The keywords here are "idea" and "intrigue."

 __The number one thing that will help you learn a new language is to have an
idea of something you want to build. __

It doesn't have to be a new idea. Maybe you want to try cloning ThreeWords.me.
Maybe you want to automate picking stocks (a personal favorite). Whatever it
is, you have to have an idea of something you want to build, not only because
it helps you define the language you should use (and thus give you a
compelling reason to learn X instead of Y), but also because it will give you
the intrinsic motivation to retain that knowledge after you've executed on
your idea. You'll feel like the language has a purpose in your life, an actual
tool you can use from the proverbial programmer's toolbox.

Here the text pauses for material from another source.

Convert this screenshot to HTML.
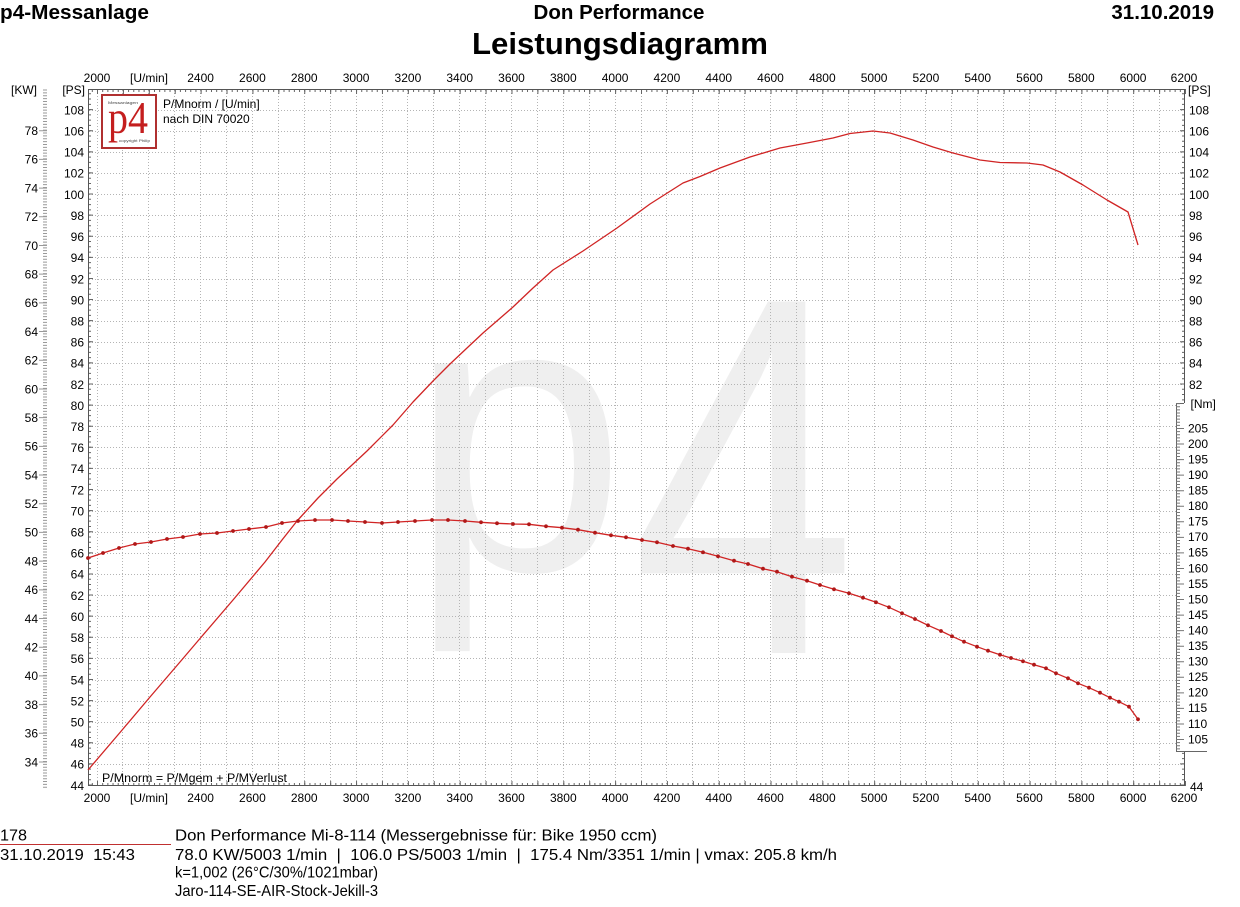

The other piece, as I mentioned, is intrigue. You have to want to learn the
language to really get any benefit from it. As I mentioned earlier, it
ultimately came down to a gut feeling as to why I chose Ruby/Rails over
Python/Django(/Pylons/Web2py). This is so important, because ultimately if
you're already trying to learn a language outside of work, you've got an
internal motivator that isn't driven by profit or work; it's driven by
excitement and fun. So follow through on that promise to yourself to have fun
by picking a language that makes coding fun! If Haskell bores you but Erlang
gets you going, even if Haskell is considered to be a more hardcore functional
language...WHO CARES! You're doing this for fun, NOT with a gun to your head
or a job on the line. You need to do what's right for you. I don't think I've
ever met an individual who said "I picked the wrong language to learn, I'm
dumber than I was before!"

TLDR: You need to have a reason to learn said language(s) by first having
something to build. That will help you choose a subset of languages you'll
actually want to learn. When filtering down between similar languages, go with
your gut and choose the one that excites you the most. You simply can't go
wrong, and there's no better way to learn a language faster than by building
something you've always wanted to make.